Selective Memories: "Eternal Sunshine of the Spotless Mind"
The ability to discriminate and dump memories from our mind is inviting. Who wouldn’t chance the opportunity to erase thoughts that (re)appear more often than we like, more often than we can bear?
In “Eternal Sunshine of the Spotless Mind,” we follow a relationship through all its phases. We follow Joel (Jim Carrey), a creative but withdrawn man who yearns for love, expecting it to raise his life beyond its current nothingness — yet he’s too reserved to take any chances. Be it coincidence or not, he finds love during a chance trip to Montauk where he meets the beautifully aggressive Clementine (Kate Winslet).

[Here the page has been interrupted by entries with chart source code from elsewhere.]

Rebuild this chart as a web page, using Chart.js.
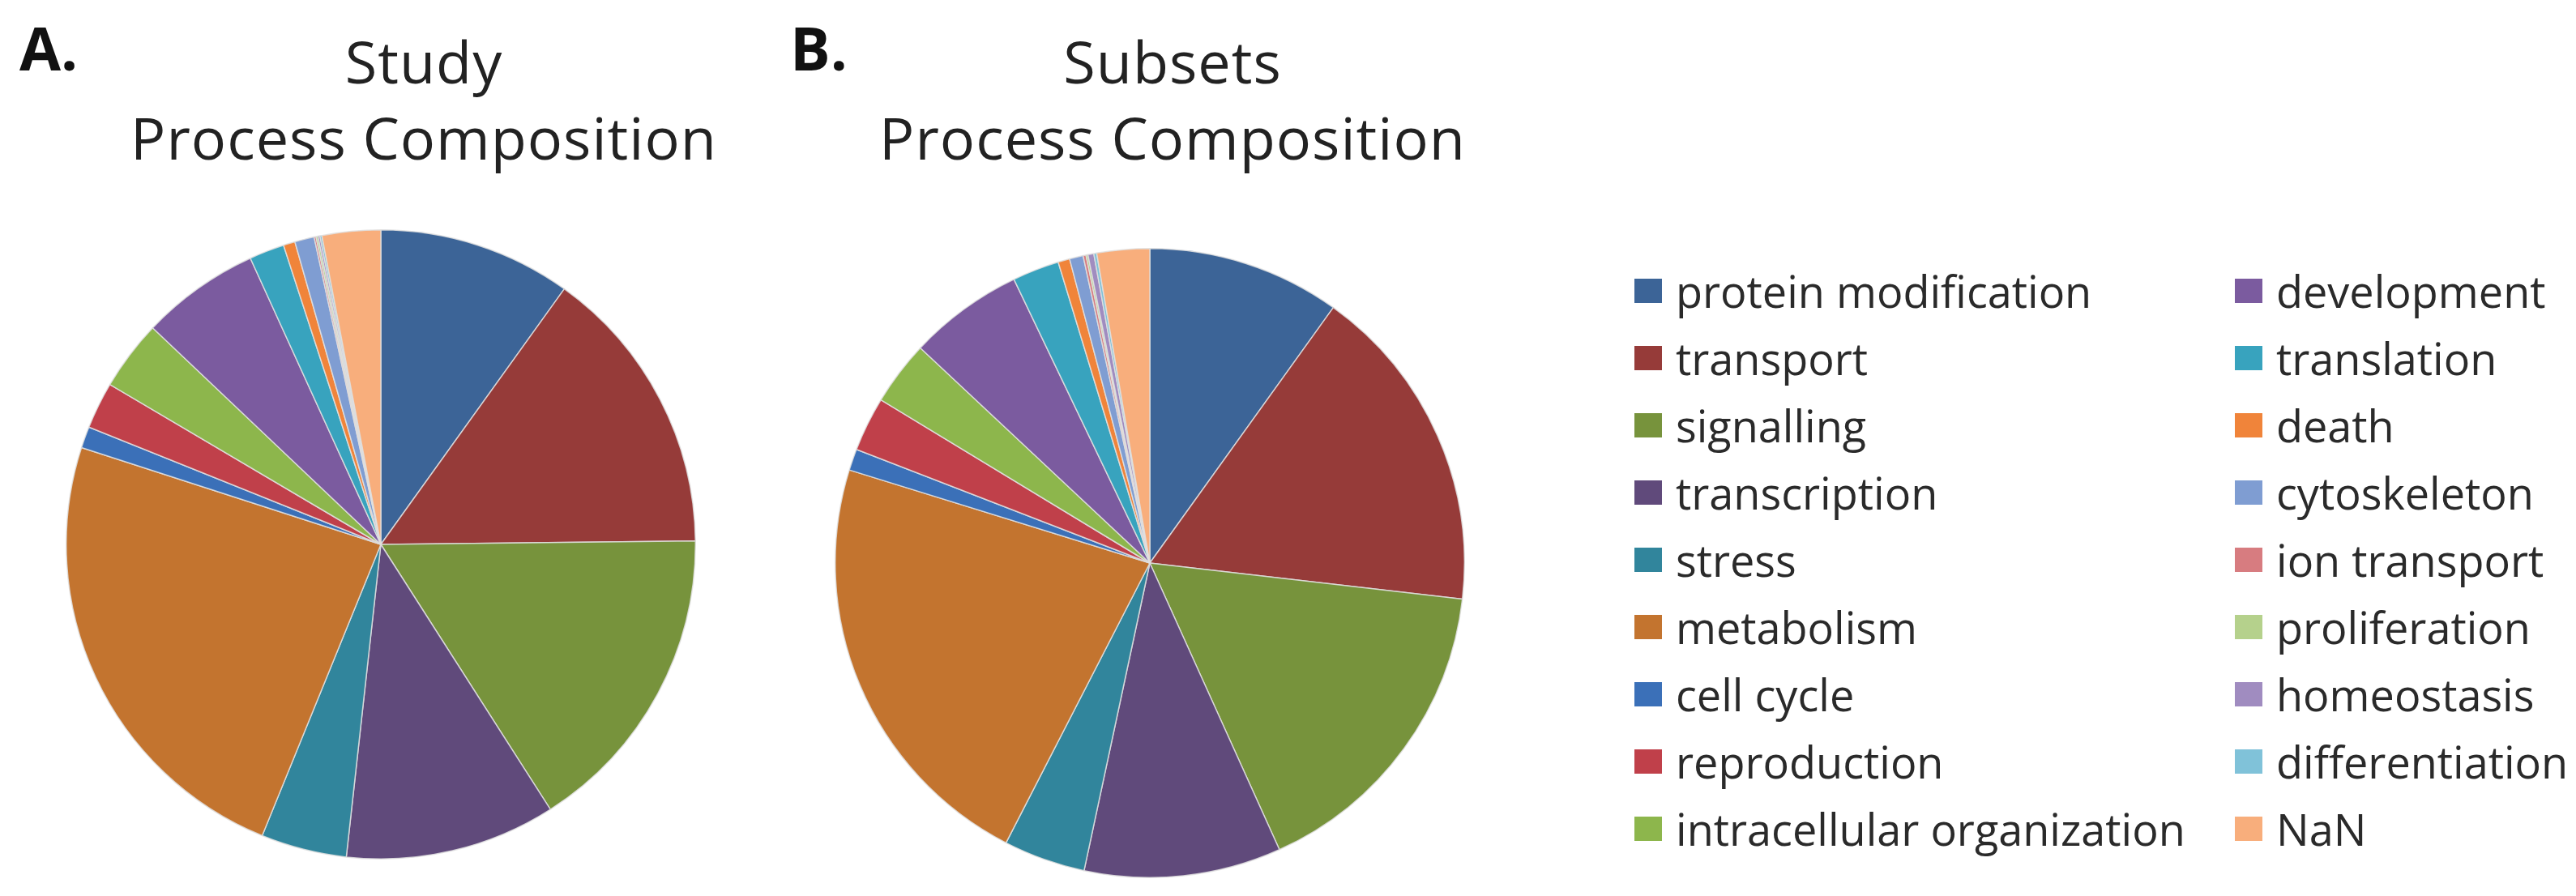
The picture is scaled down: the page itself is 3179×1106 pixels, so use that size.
<!DOCTYPE html>
<html>
<head>
<meta charset="utf-8">
<script src="https://cdn.jsdelivr.net/npm/chart.js@4.4.0/dist/chart.umd.min.js"></script>
<style>
  body { margin: 0; background: #fff; width: 3179px; height: 1106px; overflow: hidden; position: relative; font-family: "Open Sans", sans-serif; }
  .letter { position: absolute; font-weight: bold; font-size: 74px; color: #111; line-height: 1; }
  .title { position: absolute; width: 900px; text-align: center; font-size: 72px; letter-spacing: 1px; color: #222; line-height: 94px; }
  .pie { position: absolute; }
  #legend { position: absolute; left: 2017px; top: 317px; display: grid; grid-template-rows: repeat(9, 83px); grid-auto-flow: column; grid-template-columns: 741px 420px; }
  .item { display: flex; align-items: center; font-size: 54px; color: #2a2a2a; white-space: nowrap; }
  .box { width: 34px; height: 30px; margin-right: 17px; flex: none; }
</style>
</head>
<body>
<div class="letter" style="left:24px; top:22px;">A.</div>
<div class="letter" style="left:975px; top:22px;">B.</div>
<div class="title" style="left:73px; top:28px;">Study<br>Process Composition</div>
<div class="title" style="left:997px; top:28px;">Subsets<br>Process Composition</div>
<div class="pie" style="left:81px; top:283px; width:778px; height:778px;"><canvas id="pieA"></canvas></div>
<div class="pie" style="left:1030px; top:306px; width:778px; height:778px;"><canvas id="pieB"></canvas></div>
<div id="legend"></div>
<script>
const categories = ['protein modification', 'transport', 'signalling', 'transcription', 'stress',
  'metabolism', 'cell cycle', 'reproduction', 'intracellular organization', 'development',
  'translation', 'death', 'cytoskeleton', 'ion transport', 'proliferation', 'homeostasis',
  'differentiation', 'NaN'];
const studyValues = [9.9, 14.9, 16.1, 10.8, 4.4, 23.8, 1.1, 2.4, 3.6, 6.1, 1.8, 0.6, 1.0, 0.1, 0.1, 0.1, 0.1, 3.0];
const subsetValues = [9.9, 16.9, 16.4, 10.1, 4.2, 22.2, 1.1, 2.8, 3.3, 5.9, 2.4, 0.6, 0.7, 0.15, 0.1, 0.3, 0.15, 2.7];
const colors = ['#3c6497', '#963b39', '#77933c', '#604a7b', '#31859c', '#c3742f', '#3b70b8',
  '#c0404a', '#8db64c', '#7b5b9f', '#38a3be', '#f0843a', '#7f9dd2', '#d77c80', '#b5d18c',
  '#a08cc0', '#80c2d9', '#f8ae7c'];

function makePie(id, values) {
  new Chart(document.getElementById(id), {
    type: 'pie',
    data: {
      labels: categories,
      datasets: [{
        data: values,
        backgroundColor: colors,
        borderColor: 'rgba(225,225,225,0.85)',
        borderWidth: 1.5
      }]
    },
    options: {
      responsive: true,
      maintainAspectRatio: false,
      animation: false,
      layout: { padding: 0 },
      plugins: { legend: { display: false }, tooltip: { enabled: false } }
    }
  });
}
makePie('pieA', studyValues);
makePie('pieB', subsetValues);

// legend, two columns filled top to bottom
const legend = document.getElementById('legend');
categories.forEach(function(c, i) {
  const item = document.createElement('div');
  item.className = 'item';
  item.innerHTML = '<span class="box" style="background:' + colors[i] + '"></span>' + c;
  legend.appendChild(item);
});
</script>
</body>
</html>
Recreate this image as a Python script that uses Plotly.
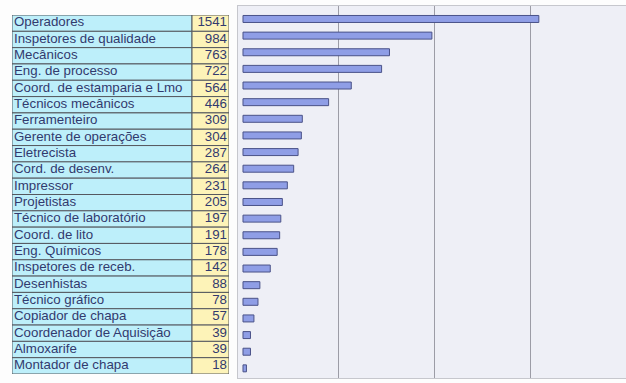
import plotly.graph_objects as go

labels = ["Operadores", "Inspetores de qualidade", "Mecânicos", "Eng. de processo",
          "Coord. de estamparia e Lmo", "Técnicos mecânicos", "Ferramenteiro",
          "Gerente de operações", "Eletrecista", "Cord. de desenv.", "Impressor",
          "Projetistas", "Técnico de laboratório", "Coord. de lito", "Eng. Químicos",
          "Inspetores de receb.", "Desenhistas", "Técnico gráfico", "Copiador de chapa",
          "Coordenador de Aquisição", "Almoxarife", "Montador de chapa"]
values = [1541, 984, 763, 722, 564, 446, 309, 304, 287, 264, 231, 205, 197, 191,
          178, 142, 88, 78, 57, 39, 39, 18]
grid_ticks = [500, 1000, 1500]

W, H = 626, 383
LABEL_COL = 180
VALUE_COL = 37
n = len(labels)

text_color = "#323a6e"
font_family = "Liberation Sans, Arial, sans-serif"

fig = go.Figure()

# chart bars
fig.add_trace(go.Bar(
    x=values, y=labels, orientation="h", width=0.42,
    marker=dict(color="#8f9ee6", line=dict(color="#4a5288", width=1)),
    xaxis="x", yaxis="y", hoverinfo="x+y", showlegend=False,
))

# table cells
fig.add_trace(go.Bar(
    x=[LABEL_COL] * n, y=labels, base=[0] * n, orientation="h", width=1,
    marker=dict(color="#bdeffa", line=dict(color="#55585f", width=1)),
    xaxis="x2", yaxis="y2", hoverinfo="skip", showlegend=False,
))
fig.add_trace(go.Bar(
    x=[VALUE_COL] * n, y=labels, base=[LABEL_COL] * n, orientation="h", width=1,
    marker=dict(color="#fdf3b8", line=dict(color="#55585f", width=1)),
    xaxis="x2", yaxis="y2", hoverinfo="skip", showlegend=False,
))
fig.add_trace(go.Scatter(
    x=[2] * n, y=labels, text=labels, mode="text", textposition="middle right",
    textfont=dict(family=font_family, size=13.3, color=text_color),
    xaxis="x2", yaxis="y2", hoverinfo="skip", showlegend=False,
))
fig.add_trace(go.Scatter(
    x=[LABEL_COL + VALUE_COL - 2] * n, y=labels, text=[str(v) for v in values],
    mode="text", textposition="middle left",
    textfont=dict(family=font_family, size=13.3, color=text_color),
    xaxis="x2", yaxis="y2", hoverinfo="skip", showlegend=False,
))

frame = "#c6c7cd"
fig.update_layout(
    width=W, height=H,
    margin=dict(l=0, r=0, t=0, b=0),
    paper_bgcolor="#fdfdfd",
    plot_bgcolor="#eeeff6",
    barmode="overlay",
    showlegend=False,
    xaxis=dict(domain=[238 / W, 1], range=[-26, 1995], tickvals=grid_ticks,
               showticklabels=False, showgrid=True, gridcolor="#9c9ca6", gridwidth=1,
               zeroline=False, showline=True, mirror=True, linecolor=frame, linewidth=1,
               ticks=""),
    yaxis=dict(domain=[1 - 378 / H, 1 - 6 / H], type="category",
               categoryorder="array", categoryarray=labels,
               range=[21.58, -0.78], showticklabels=False, showgrid=False,
               zeroline=False, showline=True, linecolor=frame, linewidth=1, ticks=""),
    xaxis2=dict(domain=[12 / W, (12 + LABEL_COL + VALUE_COL) / W],
                range=[0, LABEL_COL + VALUE_COL], visible=False, anchor="y2"),
    yaxis2=dict(domain=[1 - 374 / H, 1 - 15 / H], type="category",
                categoryorder="array", categoryarray=labels,
                range=[n - 0.5, -0.5], visible=False, anchor="x2"),
)

fig.write_html("out.html", config={"displayModeBar": False},
               post_script="document.body.style.margin='0';document.body.style.overflow='hidden';")
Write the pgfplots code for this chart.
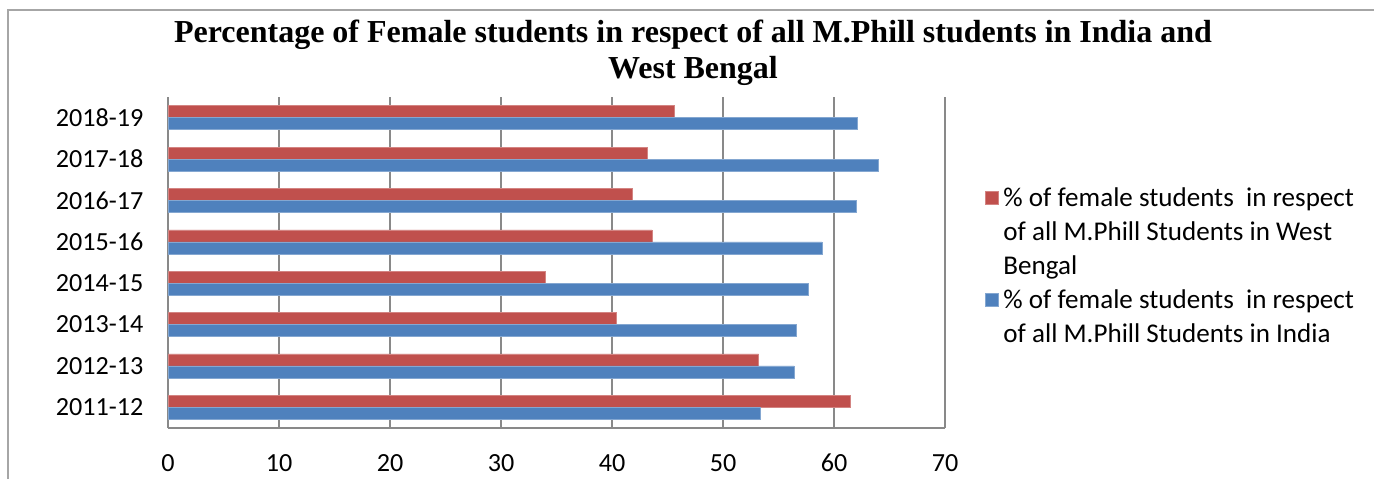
\documentclass[border=0pt]{standalone}
\usepackage{pgfplots}
\pgfplotsset{compat=1.18}
\usepackage{fontspec}
\setmainfont{Carlito}
\newfontfamily\titlefont{Liberation Serif}
\definecolor{exred}{HTML}{C0504D}
\definecolor{exblue}{HTML}{4F81BD}
\definecolor{gridgray}{HTML}{898989}
\begin{document}
\begin{tikzpicture}[x=0.75pt,y=0.75pt]
\path[use as bounding box] (0,0) rectangle (1374,479);
\draw[gray!70, line width=1.2pt] (8,0) -- (8,469) -- (1374,469);
\begin{axis}[
  at={(126pt,38.25pt)}, anchor=south west,
  scale only axis, width=582.75pt, height=248.25pt,
  xmin=0, xmax=70, ymin=-0.5, ymax=7.5,
  xtick={0,10,...,70},
  ytick={0,...,7},
  yticklabels={2011-12,2012-13,2013-14,2014-15,2015-16,2016-17,2017-18,2018-19},
  xmajorgrids, grid style={gridgray, line width=1pt},
  axis x line*=bottom, axis y line*=left,
  axis line style={-, gridgray, line width=1pt},
  major tick length=0pt,
  xbar, bar width=9pt,
  tick label style={font=\fontsize{19.6}{23}\selectfont},
  /pgf/number format/assume math mode=true,
  xticklabel style={yshift=-16pt},
  yticklabel style={xshift=-15pt},
  legend style={at={(1.0515,0.731)}, anchor=north west, draw=none, fill=none,
    inner sep=0pt, font=\fontsize{20.3}{24}\selectfont,
    nodes={inner ysep=0pt, inner xsep=3.5pt, text height=15pt, text depth=10.5pt},
    cells={anchor=west}, row sep=0pt},
  legend cell align=left,
  legend image code/.code={\fill[#1] (0,-0.9pt) rectangle (9.75pt,9.1pt);},
]
\addplot[fill=exred, draw=exred!70!white, bar shift=4.5pt] coordinates {
 (61.5,0) (53.2,1) (40.4,2) (34.0,3) (43.6,4) (41.8,5) (43.2,6) (45.6,7)};
\addlegendentry{\% of female students\hspace{0.45em}in respect}
\addlegendimage{empty legend}
\addlegendentry{of all M.Phill Students in West}
\addlegendimage{empty legend}
\addlegendentry{Bengal}
\addplot[fill=exblue, draw=exblue!70!white, bar shift=-4.5pt] coordinates {
 (53.4,0) (56.4,1) (56.6,2) (57.7,3) (58.9,4) (62.0,5) (64.0,6) (62.1,7)};
\addlegendentry{\% of female students\hspace{0.45em}in respect}
\addlegendimage{empty legend}
\addlegendentry{of all M.Phill Students in India}
\end{axis}
\node[font=\titlefont\bfseries\fontsize{24}{27}\selectfont, align=center] at (693,426)
 {Percentage of Female students in respect of all M.Phill students in India and\\West Bengal};
\end{tikzpicture}
\end{document}
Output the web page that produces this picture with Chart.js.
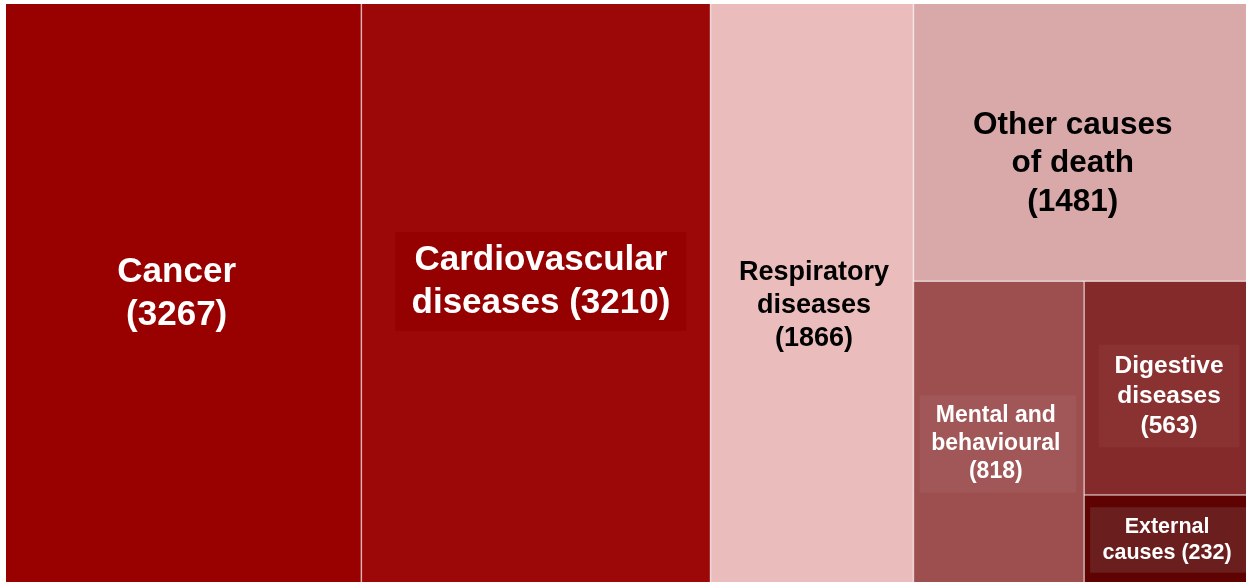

Clementine’s a firecracker — a risk-taking free spirit with a wide spectrum of hair colors to reflect her current mood(s). One moment she’s ‘Blue Ruin,’ the blue-haired wandering soul that bullies her way into Joel’s life; next she’s ‘Agent Orange,’ the tangerine temptress who’s already captured Joel’s heart.
We watch Joel and Clementine fall in and out of love, out of order, and witness their ever-changing behavior towards each other over time. Their final falling-out prompts Clementine to seek an alternative to ‘moving on:’ a strange medical procedure that will eliminate Joel from her memory.
Lacuna Inc., the company that deals in the elimination of malignant memories, is busy, busier than usual due to Valentine’s Day. We can assume that souls full of longing want to long no more, and the holiday’s reminder is the straw that broke the camel’s back, the nerve that snaps the synapse.
When Joel enters Lacuna’s cluttered offices, skeptical and intrigued about their services, he’s fully aware of his erasure from Clem’s memory; Lacuna’s architect, Dr. Howard (Tom Wilkinson) offers his sincere condolences and makes Joel’s case a priority. In a rash moment of vengeance, Joel decides to get the procedure himself, to dispose of his bitterness and obliterate Clementine from his brain.
But what if, mid-surgery, you realize it’s a mistake? Can your subconscious right the wrongdoing?
Masterfully directed by Michel Gondry, “Eternal Sunshine of the Spotless Mind” takes control of our left and right-brains, scrambles their recognition and projects them out of order. We see both relationships with ourselves and those who we love(d) with the kind of clarity only hindsight can offer.
The surreal, fractured storyline is owed to Charlie Kaufman, who is no stranger to cerebral dramadies; he also wrote “Being John Malkovich.” Sunshine’s script, like Kaufman himself, is full of self-involved character sketches; the finer details are left for Gondry, who’s imaginative spirt cannot contain itself.
As Joel and Clementine race down the rabbit-hole of Joel’s subconscious to escape deletion, a visual odyssey of the mind unfolds, internal worlds collapsing and mental blocks breaking free, gleefully disjointed. Here we see our protagonists’ (buried) personalities in outrageous scenes most directors would fear to attempt, especially without the help of digital effects. It’s a marvel of construction and editing.
“Eternal Sunshine” features one of the finest roles from Jim Carrey’s more serious phase. The typically hyperactive comedic actor is more restrained here than anytime beforehand (legend has it that Gondry would film scenes with Carrey without the actor being aware of it). And Winslet, always the enchanting dame of period pieces, turns in an exceptional performance, one she still considers a favorite.
Watching Joel and Clem is like watching our friends embroiled in the dramatics of love. If they make the choice to start over (again?), we hope they’ll stop hurling themselves into the same problems. We hope they’ll give up the jealousies, hang-ups and infatuations of their past, decayed and incapable of changing. We hope they’ll truly start anew, and spend the rest of their lives putting the pieces together, together.